Planning an IoT project – have you considered a renewed Cold War?

While a slightly hyperbolic headline, there is a definite sense that the networks of the future are going to be subject to a lot more political will than their predecessors. As Russia plans a test to see what would happen to it if it gets shut out from the rest of the World Wide Web, the USA is stepping up its attacks on Huawei, preparing an executive order to ban Chinese equipment from American wireless networks, and potentially punish other countries that opt to use the cheaper vendors. So what does that mean for ambitious IoT projects?

With the telecoms and networking world now firmly stuck between the superpowers, as they jockey for position on the world stage, there’s a real risk that anyone planning an IoT project is going to fall foul of a change in tone or a tempestuous fallout. Picking a strategy with a ten-year payoff now looks a whole lot riskier than it did just a few quarters ago. Such a climate is not conducive to the largescale projects that drive IoT deployment volumes.

What’s more, it is quite difficult to provide advice in that sort of environment. Do you opt for a deployment now and hope that the posturing never actually comes to blows, or do you hold back because you fear having to rip and replace a costly capex investment at the behest of a government or partner.

Compounding this is the notion that the IoT was going to be brought about by some element of global reconciliation. The growth of standards-based approaches, the penetration of dominant camps in the LPWAN arena, and most importantly, the translating power of a cloud-based platform, would have meant that truly global applications could be built.

Now however, it looks like the Western part of the Northern Hemisphere, with a smattering of Oceania, is going to side with the US and oust Huawei and ZTE, while the Eastern part and most of the Southern Hemisphere is going to be off-limits to the former. If you can’t do business with most of the emerging markets, because Uncle Sam says so, then doesn’t that leave the door open for Huawei in these developing economies?

Riot isn’t (yet) a political publication, so we will leave the discussion of geopolitical strategy to other outlets, but it must be reiterated that this climate is not good for both economic and IoT growth. The pieces were falling into line, showing how truly global IoT-powered systems could finally take root and grow, but now it seems that the game-board has been thoroughly upended.

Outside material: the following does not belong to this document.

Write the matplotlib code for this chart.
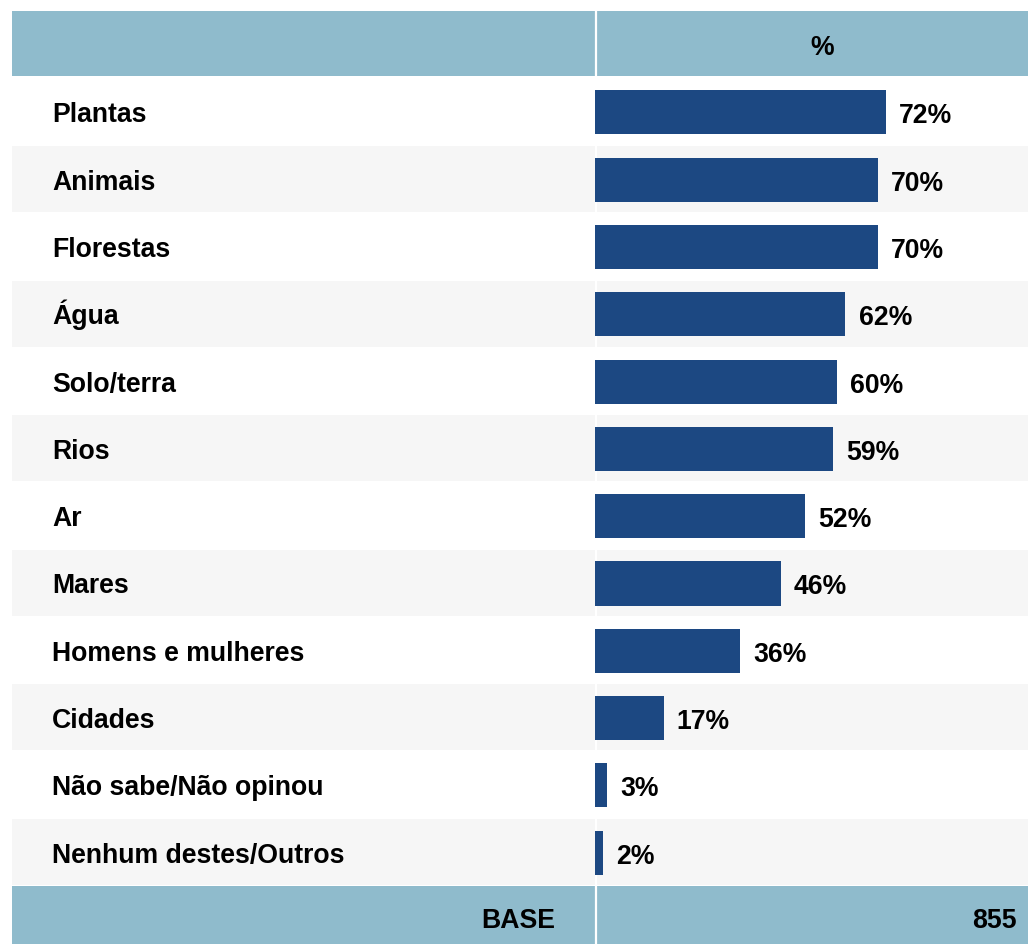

The US executive order in question is expected to be signed into law imminently, after being touted for a while but not actually materializing, according to Politico. The rule would see Huawei and ZTE banned from supplying US carriers with networking equipment and services. Of course, such an announcement would dampen Huawei’s MWC, where a huge amount of business meetings take place with clients planning both 4G and 5G installations. Based on Politico’s report, announcing the order just ahead of the largest industry trade show is about sending a message.

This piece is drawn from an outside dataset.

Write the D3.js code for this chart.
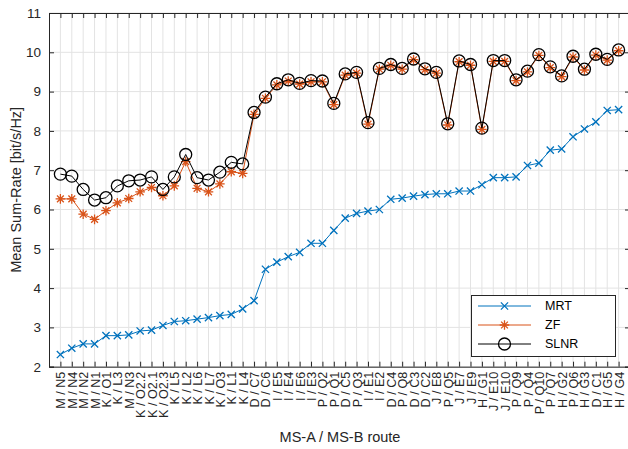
<!DOCTYPE html>
<html>
<head>
<meta charset="utf-8">
<script src="https://cdn.jsdelivr.net/npm/d3@7"></script>
<style>
  html, body { margin: 0; padding: 0; background: #fff; }
  svg { display: block; font-family: "Liberation Sans", Arial, Helvetica, sans-serif; }
</style>
</head>
<body>
<svg id="chart" width="628" height="449"></svg>
<script>
// Route labels (MS-A / MS-B)
const routes = [
  "M / N5", "M / N4", "M / N2", "M / N1", "K / O1", "K / L3", "M / N3", "K / O2.2", "K / O2.1", "K / O2.3",
  "K / L5", "K / L2", "K / L6", "K / L7", "K / O3", "K / L1", "K / L4", "D / C7", "D / C6", "I / E5",
  "I / E4", "I / E6", "I / E3", "P / Q2", "P / Q1", "D / C5", "P / Q3", "I / E1", "I / E2", "D / C4",
  "P / Q8", "D / C3", "D / C2", "J / E8", "P / Q5", "J / E7", "J / E9", "H / G1", "J / E10", "J / E10",
  "P / Q9", "P / Q4", "P / Q10", "P / Q7", "H / G2", "P / Q6", "H / G3", "D / C1", "H / G5", "H / G4"
];

// Mean sum-rate per route [bit/s/Hz]
const mrt = [
  2.31, 2.47, 2.58, 2.58, 2.79, 2.79, 2.81, 2.91, 2.93, 3.05,
  3.15, 3.17, 3.21, 3.25, 3.30, 3.33, 3.47, 3.68, 4.48, 4.66,
  4.80, 4.91, 5.14, 5.14, 5.47, 5.78, 5.90, 5.96, 6.00, 6.26,
  6.29, 6.34, 6.38, 6.40, 6.40, 6.47, 6.47, 6.63, 6.81, 6.81,
  6.83, 7.12, 7.18, 7.51, 7.54, 7.85, 8.05, 8.23, 8.52, 8.54
];
const zf = [
  6.27, 6.27, 5.88, 5.75, 5.97, 6.17, 6.28, 6.45, 6.56, 6.35,
  6.60, 7.22, 6.54, 6.45, 6.65, 6.96, 6.92, 8.42, 8.83, 9.17,
  9.27, 9.19, 9.25, 9.25, 8.67, 9.42, 9.47, 8.17, 9.57, 9.67,
  9.57, 9.81, 9.56, 9.47, 8.15, 9.76, 9.67, 8.04, 9.77, 9.77,
  9.28, 9.50, 9.92, 9.61, 9.38, 9.88, 9.55, 9.93, 9.80, 10.04
];
const slnr = [
  6.90, 6.85, 6.51, 6.24, 6.30, 6.60, 6.73, 6.75, 6.83, 6.51,
  6.83, 7.40, 6.81, 6.75, 6.95, 7.20, 7.16, 8.47, 8.86, 9.20,
  9.30, 9.21, 9.28, 9.27, 8.70, 9.45, 9.49, 8.21, 9.59, 9.69,
  9.59, 9.83, 9.58, 9.49, 8.18, 9.78, 9.69, 8.07, 9.79, 9.79,
  9.30, 9.52, 9.94, 9.63, 9.40, 9.90, 9.57, 9.95, 9.82, 10.06
];
const yTicks = [2, 3, 4, 5, 6, 7, 8, 9, 10, 11];

const series = [
  { name: "MRT",  values: mrt,  color: "#0072BD", marker: "cross" },
  { name: "ZF",   values: zf,   color: "#D95319", marker: "star" },
  { name: "SLNR", values: slnr, color: "#000000", marker: "circle" }
];

const svg = d3.select("#chart");
const box = { left: 49, right: 630, top: 13, bottom: 366.7 };

const x = d3.scaleLinear().domain([0, routes.length + 1]).range([box.left, box.right]);
const y = d3.scaleLinear().domain([2, 11]).range([box.bottom, box.top]);
const idx = d3.range(1, routes.length + 1);

const axisColor = "#262626";
const gridColor = "#e3e3e3";

// Grid
const grid = svg.append("g");
grid.selectAll("line.vx").data(idx).join("line")
  .attr("x1", d => x(d)).attr("x2", d => x(d))
  .attr("y1", box.top).attr("y2", box.bottom)
  .attr("stroke", gridColor).attr("stroke-width", 1);
grid.selectAll("line.hy").data(yTicks).join("line")
  .attr("x1", box.left).attr("x2", box.right)
  .attr("y1", d => y(d)).attr("y2", d => y(d))
  .attr("stroke", gridColor).attr("stroke-width", 1);

// Axes (ticks drawn inward, box style)
const tl = 5;
const bottomAxis = d3.axisBottom(x).tickValues(idx).tickSize(-tl).tickFormat(d => routes[d - 1]);
const gB = svg.append("g").attr("transform", `translate(0,${box.bottom})`).call(bottomAxis);
gB.select(".domain").attr("stroke", axisColor);
gB.selectAll(".tick line").attr("stroke", axisColor);
gB.selectAll(".tick text")
  .attr("fill", "#262626")
  .style("font-size", "12.6px")
  .attr("transform", "rotate(-90)")
  .attr("text-anchor", "end")
  .attr("x", -5).attr("y", 0).attr("dy", "0.36em");

const topAxis = d3.axisTop(x).tickValues(idx).tickSize(-tl).tickFormat("");
const gT = svg.append("g").attr("transform", `translate(0,${box.top})`).call(topAxis);
gT.select(".domain").attr("stroke", axisColor);
gT.selectAll(".tick line").attr("stroke", axisColor);

const leftAxis = d3.axisLeft(y).tickValues(yTicks).tickSize(-tl).tickPadding(8).tickFormat(d3.format("d"));
const gL = svg.append("g").attr("transform", `translate(${box.left},0)`).call(leftAxis);
gL.select(".domain").attr("stroke", axisColor);
gL.selectAll(".tick line").attr("stroke", axisColor);
gL.selectAll(".tick text").attr("fill", "#262626").style("font-size", "13.5px");

const rightAxis = d3.axisRight(y).tickValues(yTicks).tickSize(-tl).tickFormat("");
const gR = svg.append("g").attr("transform", `translate(${box.right},0)`).call(rightAxis);
gR.select(".domain").attr("stroke", axisColor);
gR.selectAll(".tick line").attr("stroke", axisColor);

// Axis titles
svg.append("text")
  .attr("x", 340).attr("y", 442)
  .attr("text-anchor", "middle").attr("fill", "#262626")
  .style("font-size", "14.5px").text("MS-A / MS-B route");
svg.append("text")
  .attr("transform", `translate(21,${(box.top + box.bottom) / 2}) rotate(-90)`)
  .attr("text-anchor", "middle").attr("fill", "#262626")
  .style("font-size", "14.5px").text("Mean Sum-Rate [bit/s/Hz]");

// Marker shapes
function markerPath(type) {
  if (type === "cross") {
    const s = 3.6;
    return `M${-s},${-s}L${s},${s}M${-s},${s}L${s},${-s}`;
  }
  if (type === "star") {
    const s = 4.8, d = 3.4;
    return `M${-s},0L${s},0M0,${-s}L0,${s}M${-d},${-d}L${d},${d}M${-d},${d}L${d},${-d}`;
  }
  return null;
}

function drawMarker(g, type, color) {
  if (type === "circle") {
    g.append("circle").attr("r", 6).attr("fill", "none")
      .attr("stroke", color).attr("stroke-width", 1.3);
  } else {
    g.append("path").attr("d", markerPath(type)).attr("fill", "none")
      .attr("stroke", color).attr("stroke-width", 1.3);
  }
}

const line = d3.line().x((d, i) => x(i + 1)).y(d => y(d));
const plot = svg.append("g");
series.forEach(s => {
  const g = plot.append("g");
  g.append("path").datum(s.values).attr("d", line)
    .attr("fill", "none").attr("stroke", s.color).attr("stroke-width", 1);
  g.selectAll("g.m").data(s.values).join("g")
    .attr("transform", (d, i) => `translate(${x(i + 1)},${y(d)})`)
    .each(function () { drawMarker(d3.select(this), s.marker, s.color); });
});

// Legend
const lg = svg.append("g");
lg.append("rect").attr("x", 471.5).attr("y", 295.5).attr("width", 144).attr("height", 61)
  .attr("fill", "#fff").attr("stroke", axisColor).attr("stroke-width", 1);
series.forEach((s, i) => {
  const ry = 306 + i * 19;
  lg.append("line").attr("x1", 478).attr("x2", 531).attr("y1", ry).attr("y2", ry)
    .attr("stroke", s.color).attr("stroke-width", 1);
  const m = lg.append("g").attr("transform", `translate(504.5,${ry})`);
  drawMarker(m, s.marker, s.color);
  lg.append("text").attr("x", 545).attr("y", ry).attr("dy", "0.35em")
    .attr("fill", "#000").style("font-size", "12.5px").text(s.name);
});
</script>
</body>
</html>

National security is the justification for the US executive order, and Secretary of State Mike Pompeo has said that said that the US might prevent companies that do business with Huawei and ZTE from selling to US government agencies. Pompeo said that such businesses could be conduits to Chinese surveillance, and so it was considering excluding such companies from its government contracts and programs.

This is a much more powerful move than the executive order, as it reaches far beyond the American border. This would extend to the Five Eyes partners, as well as much of NATO, although the UK has yet to follow in any similar bootlicking footsteps. Any data center that housed a Huawei box would suddenly be persona non grata, and potentially excommunicated from the US sphere of influence.

But this fear of Chinese interference is at odds with recent comments from the EU, where Despina Spanou, Director of Digital Society, Trust, and Cybersecurity, spoke to The Register to say that the union has not seen evidence that Huawei is a threat to it. More to the point, the EU can’t do as the US has done and block the vendor, as that decision is up to the member nations.

According to Spanou, member nations had not raised any such concerns about Huawei, and also pointed to a planned cybersecurity sticker scheme, which would indicate if a product or service had passed the EU-regulated security certification process. This would, it is hoped, create consumer demand for more secure products, but this is not yet law, nor does it sound like it would be a compulsory scheme – and we all know how well most voluntary schemes pan out.

The EU is prioritizing the adoption of such systems in transport, energy, and banking, according to Spanou, and also wants to train an additional 350,000 cybersecurity specialists inside the union, to help defend the nations and systems from attacks.

Now, it would be one thing if the US had evidence to back up its claims that Huawei was acting to undermine the USA at the behest of the Chinese government. Instead, there’s a distinct air of throwing stones in glass houses, especially with what was unearthed in the Snowden revelations.

Huawei has not been caught acting maliciously, to this end. The allegations of using shell companies to circumvent US sanctions on Iran do seem to have weight to them, and it seems that Huawei’s CFO is going to be made an example of accordingly, but the trump-card that Trump could actually play would be some concrete evidence that the USA’s claims hold water. Whether that card is still in-hand or whether it is part of an apoplectic bluffing gambit is still undecided – to the detriment of any major business planning to embrace extensive IoT-powered business transformation. Oh, and Supermicro’s share price is still in the toilet – that feels like a long time ago.